(Records provided)
○ ○ ○

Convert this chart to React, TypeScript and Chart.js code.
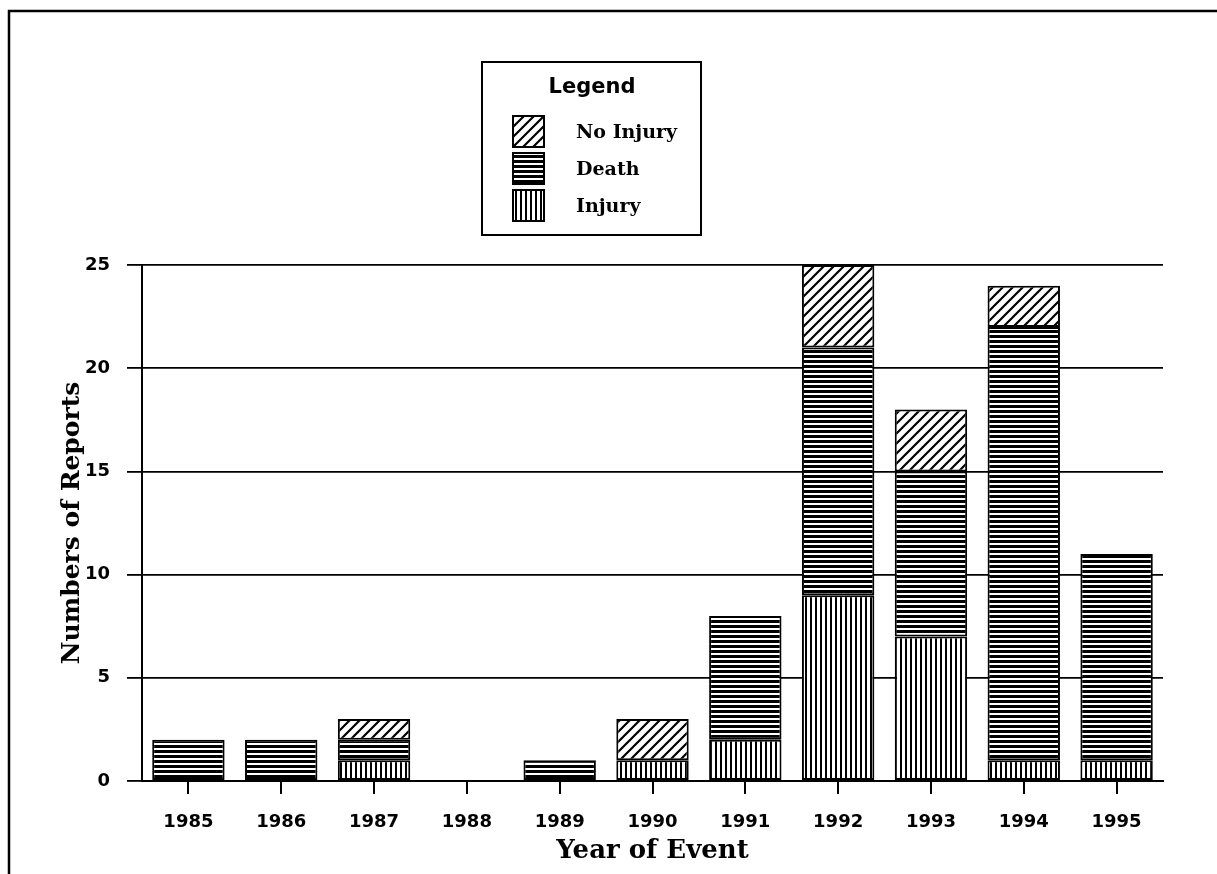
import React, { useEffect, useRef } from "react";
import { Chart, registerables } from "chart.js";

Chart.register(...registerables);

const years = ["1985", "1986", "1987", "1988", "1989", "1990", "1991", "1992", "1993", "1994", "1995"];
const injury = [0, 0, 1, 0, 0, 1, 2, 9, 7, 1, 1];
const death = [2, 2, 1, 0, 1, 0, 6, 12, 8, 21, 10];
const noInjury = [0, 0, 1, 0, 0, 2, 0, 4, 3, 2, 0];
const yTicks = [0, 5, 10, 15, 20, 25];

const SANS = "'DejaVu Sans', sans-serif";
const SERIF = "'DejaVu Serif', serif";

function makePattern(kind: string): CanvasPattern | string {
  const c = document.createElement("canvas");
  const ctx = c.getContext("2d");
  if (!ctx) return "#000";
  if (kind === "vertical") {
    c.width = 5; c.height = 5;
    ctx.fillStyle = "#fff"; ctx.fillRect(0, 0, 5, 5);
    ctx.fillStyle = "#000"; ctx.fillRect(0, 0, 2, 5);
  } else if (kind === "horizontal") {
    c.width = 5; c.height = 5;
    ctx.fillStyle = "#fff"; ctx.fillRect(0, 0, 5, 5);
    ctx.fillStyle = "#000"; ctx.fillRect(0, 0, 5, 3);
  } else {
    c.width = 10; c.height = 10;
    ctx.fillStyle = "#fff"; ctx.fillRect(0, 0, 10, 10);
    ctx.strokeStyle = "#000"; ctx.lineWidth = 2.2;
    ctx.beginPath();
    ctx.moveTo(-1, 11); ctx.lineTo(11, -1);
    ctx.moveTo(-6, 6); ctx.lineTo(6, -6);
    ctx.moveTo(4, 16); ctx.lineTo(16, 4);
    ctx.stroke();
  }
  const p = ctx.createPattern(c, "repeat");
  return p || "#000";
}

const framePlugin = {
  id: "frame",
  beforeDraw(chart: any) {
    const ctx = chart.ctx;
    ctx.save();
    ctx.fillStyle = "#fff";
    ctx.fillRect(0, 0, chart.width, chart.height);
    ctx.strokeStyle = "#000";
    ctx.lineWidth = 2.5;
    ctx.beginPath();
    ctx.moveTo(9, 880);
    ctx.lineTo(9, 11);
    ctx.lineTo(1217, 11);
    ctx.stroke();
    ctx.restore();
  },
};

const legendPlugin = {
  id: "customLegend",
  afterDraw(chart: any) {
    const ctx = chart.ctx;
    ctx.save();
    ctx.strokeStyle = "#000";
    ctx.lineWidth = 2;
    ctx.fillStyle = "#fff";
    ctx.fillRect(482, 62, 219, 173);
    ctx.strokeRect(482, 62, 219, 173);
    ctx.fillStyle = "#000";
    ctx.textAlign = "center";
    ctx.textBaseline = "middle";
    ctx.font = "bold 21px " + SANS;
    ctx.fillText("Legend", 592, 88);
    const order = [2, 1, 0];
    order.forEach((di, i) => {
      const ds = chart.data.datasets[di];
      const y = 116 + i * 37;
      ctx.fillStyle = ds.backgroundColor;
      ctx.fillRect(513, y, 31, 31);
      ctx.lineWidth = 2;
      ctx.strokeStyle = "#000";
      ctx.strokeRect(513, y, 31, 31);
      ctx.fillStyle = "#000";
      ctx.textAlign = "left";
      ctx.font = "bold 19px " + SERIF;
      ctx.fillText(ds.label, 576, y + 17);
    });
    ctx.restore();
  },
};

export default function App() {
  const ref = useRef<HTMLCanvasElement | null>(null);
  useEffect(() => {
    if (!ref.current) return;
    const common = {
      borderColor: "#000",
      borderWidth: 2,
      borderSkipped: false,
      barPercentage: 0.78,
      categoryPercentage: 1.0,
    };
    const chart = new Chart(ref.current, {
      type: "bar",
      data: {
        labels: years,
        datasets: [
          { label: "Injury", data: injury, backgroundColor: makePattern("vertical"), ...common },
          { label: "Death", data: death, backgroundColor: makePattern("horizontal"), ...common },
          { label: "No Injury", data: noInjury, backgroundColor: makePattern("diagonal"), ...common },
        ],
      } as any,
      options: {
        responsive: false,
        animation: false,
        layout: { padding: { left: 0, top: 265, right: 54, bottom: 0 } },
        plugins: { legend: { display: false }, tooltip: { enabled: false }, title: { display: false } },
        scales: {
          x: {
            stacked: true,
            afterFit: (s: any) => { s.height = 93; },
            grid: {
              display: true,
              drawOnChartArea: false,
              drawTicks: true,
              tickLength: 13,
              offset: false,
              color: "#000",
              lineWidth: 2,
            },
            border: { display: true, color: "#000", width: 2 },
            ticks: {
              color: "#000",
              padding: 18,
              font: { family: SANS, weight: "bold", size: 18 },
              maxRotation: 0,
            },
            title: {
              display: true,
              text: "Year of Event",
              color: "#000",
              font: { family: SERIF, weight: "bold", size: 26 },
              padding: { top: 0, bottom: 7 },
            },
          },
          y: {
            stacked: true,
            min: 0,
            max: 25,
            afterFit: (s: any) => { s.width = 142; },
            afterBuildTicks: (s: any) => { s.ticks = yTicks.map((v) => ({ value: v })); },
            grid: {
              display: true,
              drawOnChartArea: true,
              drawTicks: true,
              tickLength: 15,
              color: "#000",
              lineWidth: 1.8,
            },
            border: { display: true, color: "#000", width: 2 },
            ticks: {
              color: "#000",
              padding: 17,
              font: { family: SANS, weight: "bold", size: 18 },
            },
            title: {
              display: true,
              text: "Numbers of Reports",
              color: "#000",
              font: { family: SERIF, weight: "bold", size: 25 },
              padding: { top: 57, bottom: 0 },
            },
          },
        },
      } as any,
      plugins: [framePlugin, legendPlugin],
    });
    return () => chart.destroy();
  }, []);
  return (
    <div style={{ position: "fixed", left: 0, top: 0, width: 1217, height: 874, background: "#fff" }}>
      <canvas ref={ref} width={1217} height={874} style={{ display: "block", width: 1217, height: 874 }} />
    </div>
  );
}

○ ○ ○

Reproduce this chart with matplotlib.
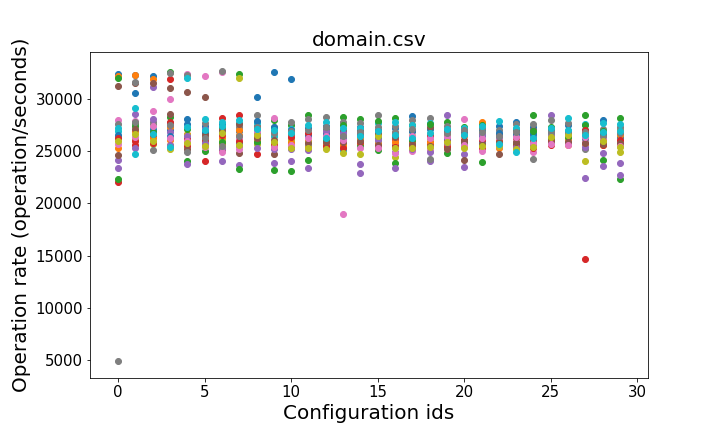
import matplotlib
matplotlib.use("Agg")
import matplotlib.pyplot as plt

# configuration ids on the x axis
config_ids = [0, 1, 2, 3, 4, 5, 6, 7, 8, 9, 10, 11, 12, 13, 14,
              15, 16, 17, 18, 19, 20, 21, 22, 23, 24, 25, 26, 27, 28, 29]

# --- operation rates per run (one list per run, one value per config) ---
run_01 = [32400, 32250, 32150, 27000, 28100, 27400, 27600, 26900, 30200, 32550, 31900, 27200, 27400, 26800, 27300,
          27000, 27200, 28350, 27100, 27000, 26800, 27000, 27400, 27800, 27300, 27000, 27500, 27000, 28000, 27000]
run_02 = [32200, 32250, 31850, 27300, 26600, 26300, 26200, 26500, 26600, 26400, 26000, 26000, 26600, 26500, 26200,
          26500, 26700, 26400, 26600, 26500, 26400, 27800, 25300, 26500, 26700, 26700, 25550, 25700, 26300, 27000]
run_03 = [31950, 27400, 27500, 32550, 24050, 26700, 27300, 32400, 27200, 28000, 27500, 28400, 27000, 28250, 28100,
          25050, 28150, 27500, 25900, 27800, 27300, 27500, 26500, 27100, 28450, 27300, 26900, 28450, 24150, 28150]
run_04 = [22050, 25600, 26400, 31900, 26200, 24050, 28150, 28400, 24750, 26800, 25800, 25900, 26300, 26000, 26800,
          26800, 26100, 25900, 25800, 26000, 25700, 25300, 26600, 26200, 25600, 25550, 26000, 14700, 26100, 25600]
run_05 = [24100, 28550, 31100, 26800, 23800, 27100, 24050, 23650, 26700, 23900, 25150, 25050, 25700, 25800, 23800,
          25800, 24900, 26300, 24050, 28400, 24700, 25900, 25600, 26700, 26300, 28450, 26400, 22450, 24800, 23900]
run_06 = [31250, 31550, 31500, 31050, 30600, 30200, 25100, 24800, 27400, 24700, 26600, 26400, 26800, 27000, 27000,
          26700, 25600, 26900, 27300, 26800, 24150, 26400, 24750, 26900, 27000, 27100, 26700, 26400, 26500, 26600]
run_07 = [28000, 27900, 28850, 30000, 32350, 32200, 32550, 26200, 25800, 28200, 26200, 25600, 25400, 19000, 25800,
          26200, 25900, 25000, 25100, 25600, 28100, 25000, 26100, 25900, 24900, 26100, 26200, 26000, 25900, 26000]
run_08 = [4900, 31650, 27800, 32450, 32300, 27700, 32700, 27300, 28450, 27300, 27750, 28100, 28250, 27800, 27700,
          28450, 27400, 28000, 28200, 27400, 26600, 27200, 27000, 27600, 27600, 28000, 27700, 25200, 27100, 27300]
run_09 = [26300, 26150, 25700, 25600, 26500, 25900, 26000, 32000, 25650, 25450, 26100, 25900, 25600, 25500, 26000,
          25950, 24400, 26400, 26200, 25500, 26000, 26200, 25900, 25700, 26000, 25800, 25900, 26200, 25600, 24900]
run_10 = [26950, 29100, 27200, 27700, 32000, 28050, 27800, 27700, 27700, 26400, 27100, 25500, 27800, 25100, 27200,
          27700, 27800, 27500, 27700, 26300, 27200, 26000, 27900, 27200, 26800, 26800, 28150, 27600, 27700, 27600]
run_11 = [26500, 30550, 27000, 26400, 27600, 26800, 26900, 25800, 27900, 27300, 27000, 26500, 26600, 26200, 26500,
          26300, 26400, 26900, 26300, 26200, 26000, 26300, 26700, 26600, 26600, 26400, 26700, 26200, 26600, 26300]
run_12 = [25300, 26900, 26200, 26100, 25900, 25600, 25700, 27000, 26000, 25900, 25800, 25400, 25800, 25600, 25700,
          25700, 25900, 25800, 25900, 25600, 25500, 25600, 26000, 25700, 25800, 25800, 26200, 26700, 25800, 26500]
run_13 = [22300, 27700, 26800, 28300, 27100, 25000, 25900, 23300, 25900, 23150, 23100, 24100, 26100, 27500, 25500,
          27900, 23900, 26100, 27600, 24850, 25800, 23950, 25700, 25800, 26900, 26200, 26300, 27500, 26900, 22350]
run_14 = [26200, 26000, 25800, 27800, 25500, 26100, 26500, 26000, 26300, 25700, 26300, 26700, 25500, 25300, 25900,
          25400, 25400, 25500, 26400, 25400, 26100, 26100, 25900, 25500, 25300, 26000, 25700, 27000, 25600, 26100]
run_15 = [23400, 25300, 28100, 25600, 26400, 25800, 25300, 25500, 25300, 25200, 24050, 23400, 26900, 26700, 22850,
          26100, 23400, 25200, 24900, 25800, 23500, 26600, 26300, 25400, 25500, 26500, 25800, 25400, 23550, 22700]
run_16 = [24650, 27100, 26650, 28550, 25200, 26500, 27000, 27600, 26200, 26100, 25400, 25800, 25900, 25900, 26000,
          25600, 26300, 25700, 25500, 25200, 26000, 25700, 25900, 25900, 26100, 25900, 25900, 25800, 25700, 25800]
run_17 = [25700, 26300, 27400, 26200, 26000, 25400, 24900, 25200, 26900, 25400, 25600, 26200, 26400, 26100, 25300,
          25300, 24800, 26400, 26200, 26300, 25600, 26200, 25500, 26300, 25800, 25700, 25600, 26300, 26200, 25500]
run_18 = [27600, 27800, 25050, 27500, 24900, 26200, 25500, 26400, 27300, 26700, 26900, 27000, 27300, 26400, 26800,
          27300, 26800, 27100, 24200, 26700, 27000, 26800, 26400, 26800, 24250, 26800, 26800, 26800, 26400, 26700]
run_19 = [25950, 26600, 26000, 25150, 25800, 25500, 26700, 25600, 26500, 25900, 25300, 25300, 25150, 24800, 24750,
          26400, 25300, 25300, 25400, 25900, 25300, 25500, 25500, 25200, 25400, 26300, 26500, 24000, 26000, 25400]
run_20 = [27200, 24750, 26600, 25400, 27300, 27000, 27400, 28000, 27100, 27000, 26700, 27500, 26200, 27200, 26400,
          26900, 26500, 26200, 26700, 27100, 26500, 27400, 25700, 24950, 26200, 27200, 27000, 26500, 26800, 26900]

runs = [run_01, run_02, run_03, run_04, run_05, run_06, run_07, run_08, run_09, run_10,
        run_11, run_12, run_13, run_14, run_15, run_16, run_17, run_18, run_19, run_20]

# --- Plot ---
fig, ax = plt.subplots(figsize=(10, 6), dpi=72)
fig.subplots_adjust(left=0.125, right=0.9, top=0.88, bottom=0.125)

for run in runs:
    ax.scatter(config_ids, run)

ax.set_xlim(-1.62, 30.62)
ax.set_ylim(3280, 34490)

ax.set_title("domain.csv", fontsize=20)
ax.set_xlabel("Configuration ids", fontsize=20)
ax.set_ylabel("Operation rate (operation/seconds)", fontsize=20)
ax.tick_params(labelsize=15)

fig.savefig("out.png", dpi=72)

○ ○ ○

Reproduce exactly the section that begins with the line containing "Convert this chart" and ends with the line containing "Chart.register(...registerables);". Both boundary lines belong in the copy, but pictures do not.

Convert this chart to React, TypeScript and Chart.js code.
import React, { useEffect, useRef } from "react";
import { Chart, registerables } from "chart.js";

Chart.register(...registerables);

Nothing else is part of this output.